Packed with hits such as "Welcome to the Jungle," "Sweet Child o' Mine," and "Paradise City," Appetite for Destruction wasn't just another record. It was a cultural milestone, at once the culmination of decades of trends in popular music and the closing out not just of the rock era but a society-wide flirtation with excess, fear, anger, and nihilism. For the next five years, Guns N' Roses and particularly the band's frontman, Axl Rose, would personify an America in rapid flux and change, desperate to move on from a worn-out postwar consensus on national identity, gender roles, and global hegemony but equally terrified of wading into uncharted waters.

The new book Goodbye Guns N' Roses: The Crime, Beauty, and Amplified Chaos of America's Most Polarizing Band, by Art Tavana, is an extended essay on the cultural legacy not just of a band but of a period that informs contemporary debates on politics and culture even as it recedes from our memory. 

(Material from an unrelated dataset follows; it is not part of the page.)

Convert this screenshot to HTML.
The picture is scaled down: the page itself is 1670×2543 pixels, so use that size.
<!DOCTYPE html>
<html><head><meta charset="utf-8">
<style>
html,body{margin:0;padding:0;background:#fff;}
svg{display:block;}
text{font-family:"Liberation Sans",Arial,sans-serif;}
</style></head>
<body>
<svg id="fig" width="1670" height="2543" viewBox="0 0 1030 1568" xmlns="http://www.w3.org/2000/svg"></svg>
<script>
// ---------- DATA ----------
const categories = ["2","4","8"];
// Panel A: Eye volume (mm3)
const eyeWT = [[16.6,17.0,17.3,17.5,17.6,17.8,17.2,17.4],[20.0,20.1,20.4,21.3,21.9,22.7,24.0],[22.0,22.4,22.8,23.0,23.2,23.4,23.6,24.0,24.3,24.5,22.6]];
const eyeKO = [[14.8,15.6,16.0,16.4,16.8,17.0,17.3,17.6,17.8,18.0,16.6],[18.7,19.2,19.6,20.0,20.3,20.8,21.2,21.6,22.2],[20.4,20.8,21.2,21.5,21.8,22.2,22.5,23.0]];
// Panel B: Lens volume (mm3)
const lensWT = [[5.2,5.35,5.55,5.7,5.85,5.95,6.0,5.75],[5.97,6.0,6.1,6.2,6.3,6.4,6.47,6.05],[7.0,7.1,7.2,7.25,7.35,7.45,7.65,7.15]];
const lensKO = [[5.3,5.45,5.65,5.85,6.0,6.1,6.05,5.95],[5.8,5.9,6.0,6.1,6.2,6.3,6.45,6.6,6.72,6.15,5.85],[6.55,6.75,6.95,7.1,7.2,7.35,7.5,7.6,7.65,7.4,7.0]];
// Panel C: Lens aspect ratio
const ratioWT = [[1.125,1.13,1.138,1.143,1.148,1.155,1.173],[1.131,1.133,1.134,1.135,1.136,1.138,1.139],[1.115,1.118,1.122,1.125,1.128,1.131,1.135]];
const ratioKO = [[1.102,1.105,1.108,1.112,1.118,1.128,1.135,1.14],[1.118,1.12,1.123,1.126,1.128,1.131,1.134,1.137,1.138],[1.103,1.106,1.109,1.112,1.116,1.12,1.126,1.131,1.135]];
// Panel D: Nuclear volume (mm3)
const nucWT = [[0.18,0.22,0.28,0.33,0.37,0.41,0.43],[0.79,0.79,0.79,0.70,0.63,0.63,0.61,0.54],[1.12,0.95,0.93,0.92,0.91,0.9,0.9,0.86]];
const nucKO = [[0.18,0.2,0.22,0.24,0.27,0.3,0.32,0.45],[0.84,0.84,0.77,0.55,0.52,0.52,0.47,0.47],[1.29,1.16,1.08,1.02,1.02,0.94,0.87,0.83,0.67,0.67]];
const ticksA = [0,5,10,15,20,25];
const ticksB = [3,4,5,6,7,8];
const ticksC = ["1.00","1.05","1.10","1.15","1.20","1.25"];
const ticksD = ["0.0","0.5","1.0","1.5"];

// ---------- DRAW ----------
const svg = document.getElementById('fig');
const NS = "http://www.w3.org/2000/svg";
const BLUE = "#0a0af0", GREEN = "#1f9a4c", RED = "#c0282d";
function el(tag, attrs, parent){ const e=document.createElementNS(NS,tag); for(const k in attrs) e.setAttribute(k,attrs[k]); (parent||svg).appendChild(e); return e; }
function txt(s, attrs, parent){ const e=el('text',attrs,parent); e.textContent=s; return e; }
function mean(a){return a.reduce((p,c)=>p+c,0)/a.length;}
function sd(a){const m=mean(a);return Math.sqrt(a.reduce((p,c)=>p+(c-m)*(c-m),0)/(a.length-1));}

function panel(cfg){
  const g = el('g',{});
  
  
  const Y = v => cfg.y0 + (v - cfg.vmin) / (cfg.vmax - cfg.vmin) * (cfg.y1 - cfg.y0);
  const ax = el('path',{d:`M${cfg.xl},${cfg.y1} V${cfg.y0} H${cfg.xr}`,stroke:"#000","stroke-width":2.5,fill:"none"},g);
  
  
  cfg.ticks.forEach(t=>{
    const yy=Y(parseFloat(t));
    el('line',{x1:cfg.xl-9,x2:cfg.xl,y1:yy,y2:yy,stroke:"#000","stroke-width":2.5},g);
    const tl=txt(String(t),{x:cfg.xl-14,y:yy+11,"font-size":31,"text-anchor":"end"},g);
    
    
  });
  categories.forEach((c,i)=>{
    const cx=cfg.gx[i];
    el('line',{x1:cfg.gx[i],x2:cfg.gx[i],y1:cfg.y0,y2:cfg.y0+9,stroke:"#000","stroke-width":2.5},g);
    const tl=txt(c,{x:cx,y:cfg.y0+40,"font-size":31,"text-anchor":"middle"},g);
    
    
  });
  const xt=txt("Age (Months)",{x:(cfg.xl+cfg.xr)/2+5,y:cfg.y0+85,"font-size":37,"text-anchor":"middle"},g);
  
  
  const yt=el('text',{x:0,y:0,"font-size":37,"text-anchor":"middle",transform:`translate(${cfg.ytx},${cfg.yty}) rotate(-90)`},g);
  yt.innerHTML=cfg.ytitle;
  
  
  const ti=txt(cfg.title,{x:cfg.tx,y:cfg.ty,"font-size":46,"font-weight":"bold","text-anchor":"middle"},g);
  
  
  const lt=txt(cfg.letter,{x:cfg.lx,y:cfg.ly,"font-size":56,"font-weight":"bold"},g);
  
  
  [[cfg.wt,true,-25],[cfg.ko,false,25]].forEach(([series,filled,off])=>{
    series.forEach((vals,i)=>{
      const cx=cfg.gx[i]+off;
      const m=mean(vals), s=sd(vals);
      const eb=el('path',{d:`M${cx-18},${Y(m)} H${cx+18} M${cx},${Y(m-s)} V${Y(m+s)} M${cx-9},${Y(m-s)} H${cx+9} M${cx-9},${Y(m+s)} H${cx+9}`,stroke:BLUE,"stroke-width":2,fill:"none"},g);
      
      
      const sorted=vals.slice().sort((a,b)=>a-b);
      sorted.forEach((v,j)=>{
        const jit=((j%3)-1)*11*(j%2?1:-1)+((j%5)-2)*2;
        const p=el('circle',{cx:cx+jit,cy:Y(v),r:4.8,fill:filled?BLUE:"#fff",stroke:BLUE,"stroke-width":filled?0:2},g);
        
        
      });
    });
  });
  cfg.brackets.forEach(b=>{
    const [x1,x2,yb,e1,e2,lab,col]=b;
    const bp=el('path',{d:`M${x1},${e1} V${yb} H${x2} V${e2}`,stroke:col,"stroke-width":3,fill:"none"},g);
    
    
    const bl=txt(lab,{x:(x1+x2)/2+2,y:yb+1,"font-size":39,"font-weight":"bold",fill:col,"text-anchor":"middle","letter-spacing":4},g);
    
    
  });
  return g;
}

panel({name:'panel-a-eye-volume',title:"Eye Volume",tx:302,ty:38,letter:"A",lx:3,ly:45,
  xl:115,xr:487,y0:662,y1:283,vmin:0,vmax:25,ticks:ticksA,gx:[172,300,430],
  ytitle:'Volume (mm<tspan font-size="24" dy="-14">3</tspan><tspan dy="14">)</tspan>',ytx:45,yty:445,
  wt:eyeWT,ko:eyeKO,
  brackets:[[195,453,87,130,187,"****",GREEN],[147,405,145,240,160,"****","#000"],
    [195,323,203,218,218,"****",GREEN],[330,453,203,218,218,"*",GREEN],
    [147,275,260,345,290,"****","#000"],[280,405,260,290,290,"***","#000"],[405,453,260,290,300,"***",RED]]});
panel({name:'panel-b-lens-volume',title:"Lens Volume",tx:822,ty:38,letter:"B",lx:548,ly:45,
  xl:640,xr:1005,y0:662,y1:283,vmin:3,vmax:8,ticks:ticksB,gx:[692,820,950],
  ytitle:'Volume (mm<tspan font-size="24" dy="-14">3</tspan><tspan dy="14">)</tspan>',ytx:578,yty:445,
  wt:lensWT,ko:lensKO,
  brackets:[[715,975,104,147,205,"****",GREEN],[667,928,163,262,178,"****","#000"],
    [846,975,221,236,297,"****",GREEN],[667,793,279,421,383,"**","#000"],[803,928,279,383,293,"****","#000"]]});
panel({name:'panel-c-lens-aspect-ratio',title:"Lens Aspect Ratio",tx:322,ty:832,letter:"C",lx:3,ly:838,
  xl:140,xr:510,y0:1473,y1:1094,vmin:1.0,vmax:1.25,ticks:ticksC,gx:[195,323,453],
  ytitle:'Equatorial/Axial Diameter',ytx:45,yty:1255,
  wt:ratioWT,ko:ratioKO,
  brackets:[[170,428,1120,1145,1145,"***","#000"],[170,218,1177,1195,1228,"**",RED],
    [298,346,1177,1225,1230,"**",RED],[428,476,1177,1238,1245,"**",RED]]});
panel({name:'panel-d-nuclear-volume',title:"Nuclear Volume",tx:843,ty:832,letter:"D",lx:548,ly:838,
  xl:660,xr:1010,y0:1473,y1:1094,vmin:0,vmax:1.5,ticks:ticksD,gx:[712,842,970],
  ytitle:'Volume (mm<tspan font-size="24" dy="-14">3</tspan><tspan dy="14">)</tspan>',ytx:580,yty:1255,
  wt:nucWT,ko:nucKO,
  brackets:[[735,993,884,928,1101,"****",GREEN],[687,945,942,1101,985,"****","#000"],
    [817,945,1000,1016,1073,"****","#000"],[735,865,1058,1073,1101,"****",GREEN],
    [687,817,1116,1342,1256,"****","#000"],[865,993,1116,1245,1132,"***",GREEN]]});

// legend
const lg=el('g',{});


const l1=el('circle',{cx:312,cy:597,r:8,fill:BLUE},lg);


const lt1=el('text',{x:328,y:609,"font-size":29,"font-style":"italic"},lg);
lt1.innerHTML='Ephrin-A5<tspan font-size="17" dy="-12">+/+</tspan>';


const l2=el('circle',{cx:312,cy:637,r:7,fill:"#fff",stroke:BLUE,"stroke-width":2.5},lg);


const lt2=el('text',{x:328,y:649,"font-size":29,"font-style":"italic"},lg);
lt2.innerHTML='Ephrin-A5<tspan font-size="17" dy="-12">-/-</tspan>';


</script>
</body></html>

Tavana, an L.A.-based former writer for Playboy and L.A. Weekly, talks with Nick Gillespie about the attraction of popular nihilism; Axl Rose as the dispossessed son of middle America; how the band's racist, xenophobic, and homophobic song "One in a Million" reflected national anxiety over coming political, social, and economic change; how the group's beef with Nirvana, another band that couldn't quite make it into the post–Cold War era, illustrates the limits of rock and roll; and what comes after the end of corporate mass culture.